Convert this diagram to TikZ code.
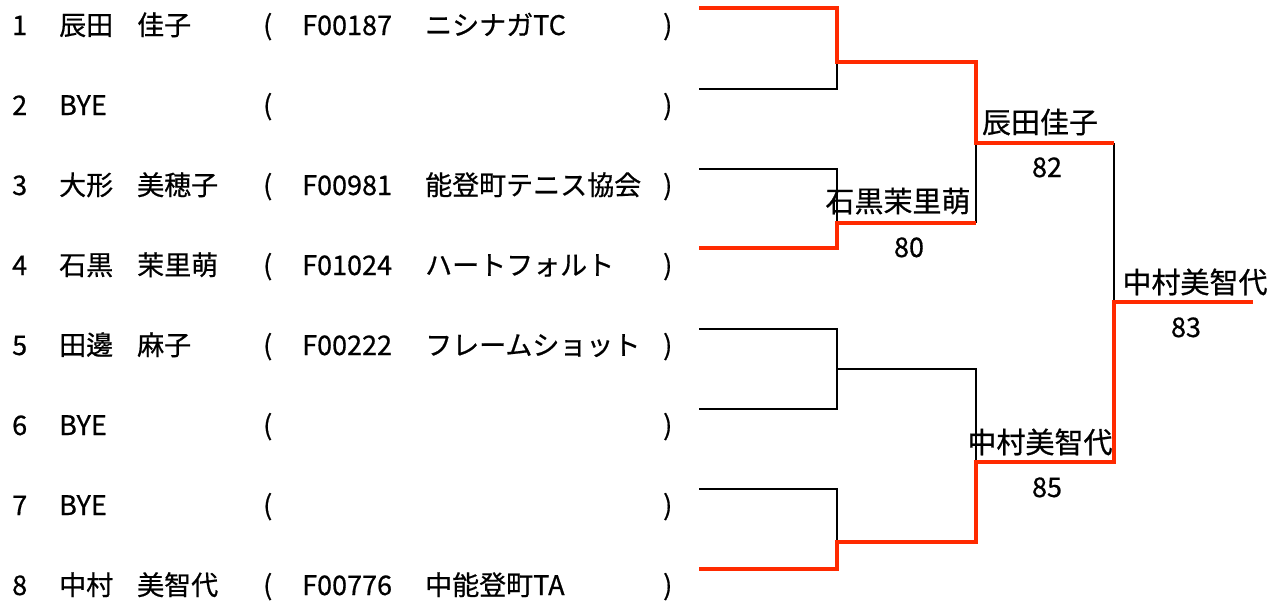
\documentclass[tikz,border=0pt]{standalone}
\usepackage{fontspec}
\setmainfont{Noto Sans CJK JP}[FakeBold=0.6]
\definecolor{winred}{RGB}{255,42,0}
\tikzset{
  x=1pt, y=-1pt,
  txt/.style={anchor=base west, inner sep=0pt, font=\fontsize{27}{30}\selectfont},
  lbl/.style={anchor=base, inner sep=0pt, font=\fontsize{29}{32}\selectfont},
  score/.style={anchor=base, inner sep=0pt, font=\fontsize{27}{30}\selectfont},
  loseline/.style={draw=black, line width=1.3pt},
  winline/.style={draw=winred, line width=4.4pt, line join=miter},
}
\begin{document}
\begin{tikzpicture}
\useasboundingbox (0,0) rectangle (1274,603);
% entries
\foreach \i/\num/\na/\nb/\code/\team in {
  1/1/辰田/佳子/F00187/ニシナガTC,
  2/2/BYE///,
  3/3/大形/美穂子/F00981/能登町テニス協会,
  4/4/石黒/茉里萌/F01024/ハートフォルト,
  5/5/田邊/麻子/F00222/フレームショット,
  6/6/BYE///,
  7/7/BYE///,
  8/8/中村/美智代/F00776/中能登町TA}{
  \pgfmathsetmacro{\yb}{35+80*(\i-1)}
  \node[txt] (num\i) at (12,\yb) {\num};
  \node[txt] (na\i) at (59,\yb) {\na};
  \node[txt] (nb\i) at (137,\yb) {\nb};
  \node[txt] (lp\i) at (263,\yb) {(};
  \node[txt] (code\i) at (302,\yb) {\code};
  \node[txt] (team\i) at (425,\yb) {\team};
  \node[txt] (rp\i) at (663,\yb) {)};
}
% bracket coordinates
\coordinate (r1) at (699,8);
\coordinate (r2) at (699,89);
\coordinate (r3) at (699,169);
\coordinate (r4) at (699,248);
\coordinate (r5) at (699,329);
\coordinate (r6) at (699,409);
\coordinate (r7) at (699,489);
\coordinate (r8) at (699,569);
\coordinate (a1) at (837,62);
\coordinate (a2) at (837,223);
\coordinate (a3) at (837,369);
\coordinate (a4) at (837,542);
\coordinate (b1) at (976,143);
\coordinate (b2) at (976,462);
\coordinate (c1) at (1114,302);
\coordinate (fin) at (1253,302);
% losing lines
\draw[loseline] (r2) -- (r2 -| a1) -- (a1);
\draw[loseline] (r3) -- (r3 -| a2) -- (a2);
\draw[loseline] (r5) -- (r5 -| a3) -- (r6 -| a3) -- (r6);
\draw[loseline] (a3) -- (a3 -| b2) -- (b2);
\draw[loseline] (r7) -- (r7 -| a4) -- (a4);
\draw[loseline] (a2 -| b1) -- (b1);
\draw[loseline] (b1 -| c1) -- (c1);
% winning lines
\draw[winline] (r1) -- (r1 -| a1) -- (a1) -- (a1 -| b1) -- (b1) -- (b1 -| c1);
\draw[winline] (r4) -- (r4 -| a2) -- (a2) -- (a2 -| b1);
\draw[winline] (r8) -- (r8 -| a4) -- (a4) -- (a4 -| b2) -- (b2) -- (b2 -| c1) -- (c1) -- (fin);
% winner labels and scores
\node[lbl] (w1) at (1040,133) {辰田佳子};
\node[score] (s1) at (1047,177) {82};
\node[lbl] (w2) at (898,212) {石黒茉里萌};
\node[score] (s2) at (909,257) {80};
\node[lbl] (w3) at (1040,453) {中村美智代};
\node[score] (s3) at (1047,497) {85};
\node[lbl] (w4) at (1195,293) {中村美智代};
\node[score] (s4) at (1186,337) {83};
\end{tikzpicture}
\end{document}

──────────────────────────────

> _Task goal_
Give every line back word for word and leave the pictures out.

> _Task solution_
Convert this diagram to TikZ code.
\documentclass[tikz,border=0pt]{standalone}
\usepackage{fontspec}
\setmainfont{Noto Sans CJK JP}[FakeBold=0.6]
\definecolor{winred}{RGB}{255,42,0}
\tikzset{
  x=1pt, y=-1pt,
  txt/.style={anchor=base west, inner sep=0pt, font=\fontsize{27}{30}\selectfont},
  lbl/.style={anchor=base, inner sep=0pt, font=\fontsize{29}{32}\selectfont},
  score/.style={anchor=base, inner sep=0pt, font=\fontsize{27}{30}\selectfont},
  loseline/.style={draw=black, line width=1.3pt},
  winline/.style={draw=winred, line width=4.4pt, line join=miter},
}
\begin{document}
\begin{tikzpicture}
\useasboundingbox (0,0) rectangle (1274,603);
% entries
\foreach \i/\num/\na/\nb/\code/\team in {
  1/1/辰田/佳子/F00187/ニシナガTC,
  2/2/BYE///,
  3/3/大形/美穂子/F00981/能登町テニス協会,
  4/4/石黒/茉里萌/F01024/ハートフォルト,
  5/5/田邊/麻子/F00222/フレームショット,
  6/6/BYE///,
  7/7/BYE///,
  8/8/中村/美智代/F00776/中能登町TA}{
  \pgfmathsetmacro{\yb}{35+80*(\i-1)}
  \node[txt] (num\i) at (12,\yb) {\num};
  \node[txt] (na\i) at (59,\yb) {\na};
  \node[txt] (nb\i) at (137,\yb) {\nb};
  \node[txt] (lp\i) at (263,\yb) {(};
  \node[txt] (code\i) at (302,\yb) {\code};
  \node[txt] (team\i) at (425,\yb) {\team};
  \node[txt] (rp\i) at (663,\yb) {)};
}
% bracket coordinates
\coordinate (r1) at (699,8);
\coordinate (r2) at (699,89);
\coordinate (r3) at (699,169);
\coordinate (r4) at (699,248);
\coordinate (r5) at (699,329);
\coordinate (r6) at (699,409);
\coordinate (r7) at (699,489);
\coordinate (r8) at (699,569);
\coordinate (a1) at (837,62);
\coordinate (a2) at (837,223);
\coordinate (a3) at (837,369);
\coordinate (a4) at (837,542);
\coordinate (b1) at (976,143);
\coordinate (b2) at (976,462);
\coordinate (c1) at (1114,302);
\coordinate (fin) at (1253,302);
% losing lines
\draw[loseline] (r2) -- (r2 -| a1) -- (a1);
\draw[loseline] (r3) -- (r3 -| a2) -- (a2);
\draw[loseline] (r5) -- (r5 -| a3) -- (r6 -| a3) -- (r6);
\draw[loseline] (a3) -- (a3 -| b2) -- (b2);
\draw[loseline] (r7) -- (r7 -| a4) -- (a4);
\draw[loseline] (a2 -| b1) -- (b1);
\draw[loseline] (b1 -| c1) -- (c1);
% winning lines
\draw[winline] (r1) -- (r1 -| a1) -- (a1) -- (a1 -| b1) -- (b1) -- (b1 -| c1);
\draw[winline] (r4) -- (r4 -| a2) -- (a2) -- (a2 -| b1);
\draw[winline] (r8) -- (r8 -| a4) -- (a4) -- (a4 -| b2) -- (b2) -- (b2 -| c1) -- (c1) -- (fin);
% winner labels and scores
\node[lbl] (w1) at (1040,133) {辰田佳子};
\node[score] (s1) at (1047,177) {82};
\node[lbl] (w2) at (898,212) {石黒茉里萌};
\node[score] (s2) at (909,257) {80};
\node[lbl] (w3) at (1040,453) {中村美智代};
\node[score] (s3) at (1047,497) {85};
\node[lbl] (w4) at (1195,293) {中村美智代};
\node[score] (s4) at (1186,337) {83};
\end{tikzpicture}
\end{document}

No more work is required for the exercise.